Paul Bettany deserves praise for at least trying to make a socially conscious film that depicts just how truly desperate and cataclysmic homelessness is. Shelter is dedicated to “the couple who lived outside” Bettany’s building, and clearly the actor was so affected by seeing them on a regular basis that he was inspired to make his writing and directing debut. But instead of Paul Bettany using these individuals to bring their cinematic equivalents to life in a nuanced, unique fashion, Anthony Mackie and Jennifer Connelly’s Hannah and Tahir are painstakingly banal and hackneyed homeless characters.

Hannah is a damaged, clearly intelligent, heroin addict, while Tahir is a talented, kind-hearted but when provoked overly aggressive illegal immigrant. After being released from a night in prison, Tahir ends up stalking the suicidal Hannah in order to retrieve the jacket she stole from him during his brief incarceration. Tahir then takes it upon himself to try and assist Hannah in her recovery, and soon the pair develop an intimate bond.

Unfortunately, Paul Bettany relies way too much on his actors to carry Shelter through its laborious opening act.
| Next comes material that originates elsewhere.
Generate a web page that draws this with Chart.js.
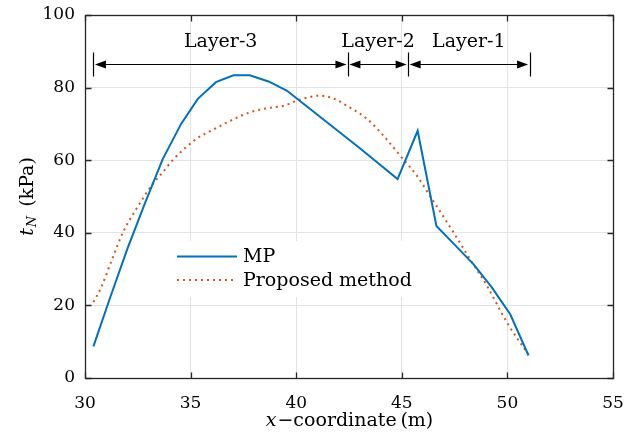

While there are flashes of impressive direction – especially in his use of location – Bettany’s woefully underwritten script almost immediately dogs Shelter down.

By the end of its opening 30 minutes, you’ll feel as though Shelter has played every card at its disposal, as it aimlessly plods along under a “day in the life” template. Rather than being able to picture how it will blossom over the course of its feature length running time, you’ll instead surmise that Bettany would have probably been better off making it as a short.

Things stagnate even further when Hannah and Tahir find a rather top-notch abode to rest in for a prolonged period, which gives them time to unveil their extravagantly depressing back stories that just come across as a cheap attempt to entice viewers. However, just when all looks lost with Shelter, a brief flash-forward and change of season injects some much needed authentic, raw drama into proceedings. Now in the freezing winter, things suddenly get much more drastic and depressing for Hannah and Tahir.

And while the characters struggle immensely to survive in these bleak conditions, the addition of genuine desperation, tension and peril for the pair gives the film a structure that it benefits from. This in turn allows Bettany to mix nice little touches of characterization with the plot, and suddenly Shelter becomes bearable to watch.

However, despite this improvement, it never jolts into anything remotely substantial. And while Anthony Mackie and Jennifer Connolly’s performances are dogged and venerable there’s ultimately not enough there for the pair to make them even slightly memorable.

Paul Bettany still deserves a hearty, slightly condescending pat on the back for at least attempting Shelter. It’s just a shame, though, that he lacked the cinematic wherewithal to actually match his virtuous ambition.